Я говорила о том, что искусство нового времени очевидно утратило хоровое начало. Но, пока оно остается искусством, а не “художественным конструированием”, “социальной стратегией власти” и другими вещами, описанными новейшей публицистикой, оно несет в себе неотчуждаемый дар общения: да, теперь уже не хоровой общности, но таинственной переклички, отзыва человеческой глубины человеческой глубине. “Целомудренная бездна стиха”, как и любого другого искусства — область общения! Удивительное свойство этого общения — его способность проходить сквозь времена, страны, возрасты, так называемый личный опыт людей, в котором оно почему-то не нуждается. “Другое я”, “я” вдохновения, те, кто пытались его осмыслить, называли “моментальной личностью” или “музыкальным субъектом”... Можно сказать и так: это общий человек в человеке, само вещество человечности в человеке, его сердце. Сердце, которое пробуждается, как сердце поэта. Я оторвала строку Заболоцкого от предшествующей: целиком его мысль звучит так:

Вечно светит лишь сердце поэта

В целомудренной бездне стиха.

Голос поэзии, голос человека, находящегося в правильных отношениях с чистотой, глубиной и тайной, — голос удивительной, необъяснимой уверенности. По этой уверенности мы его всегда и узнаем. Известный немецкий теолог Карл Барт писал о Моцарте, пытаясь объяснить чудесную силу его интонаций: Моцарт совершенно не знает сомнений! И совпадая с Бартом, Мандельштам говорит о лирике и о музыке как о голосе невинности и внутренней правоты:

В нем росли и переливались

Волны внутренней правоты.

Этот миг правоты, чудесное забвение о возможности ошибки и промаха, о своем больном несовершенстве человек и назовет чистым счастьем. Дар поэзии как поэзии, независимо от ее конкретных содержаний, — дар этого счастья. Дар внезапного воспоминания о родине, о дружественном, родном отношении с тем, перед чем обычно, обыденно мы не можем чувствовать ничего другого, кроме вины. Дар памяти об Эдеме.

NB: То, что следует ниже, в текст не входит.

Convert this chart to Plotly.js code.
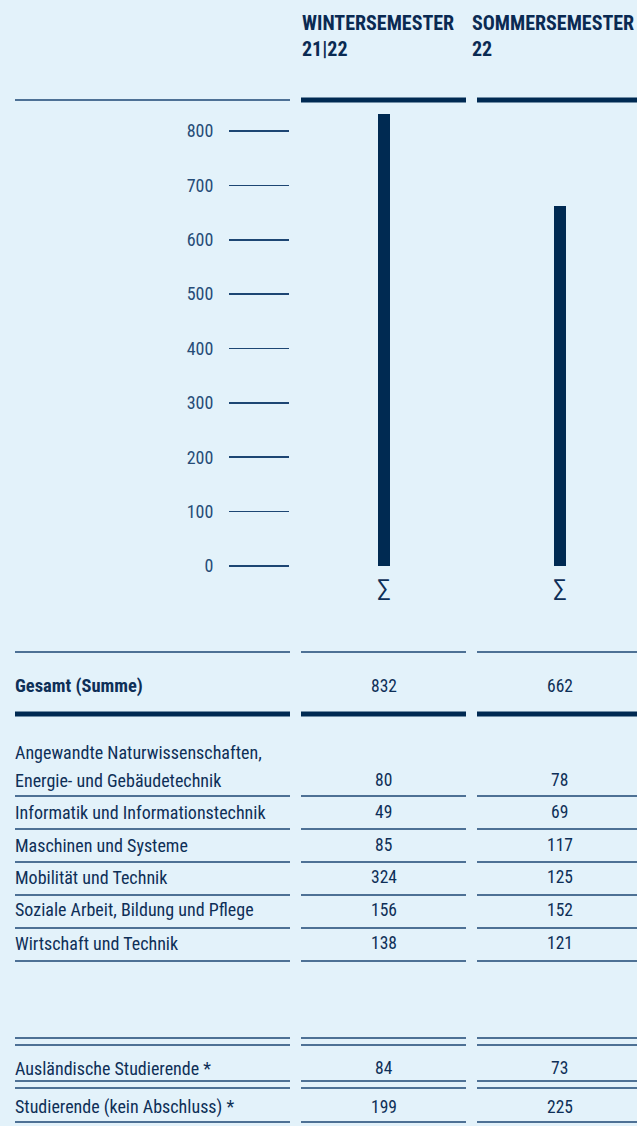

Безусловно, поэзия — не единственное дело человека. Но то, что мы утратим, если утратим это дело, — это полнота образа человека и образа человечества, человека делающего — и человека, который делается. Чем же он делается, можно спросить наконец?

Ты держишь меня, как изделье,

И прячешь, как перстень в футляр —

так обращается к Богу умирающий в стихах Пастернака. Человек делается тем, чем он изначально был: любимой драгоценностью Творца:

Где как ребенок плачет

Простое бытие,

Да сохранит тебя Господь,

Как золото Свое!

И это я осмелилась бы назвать доктринальным смыслом поэзии.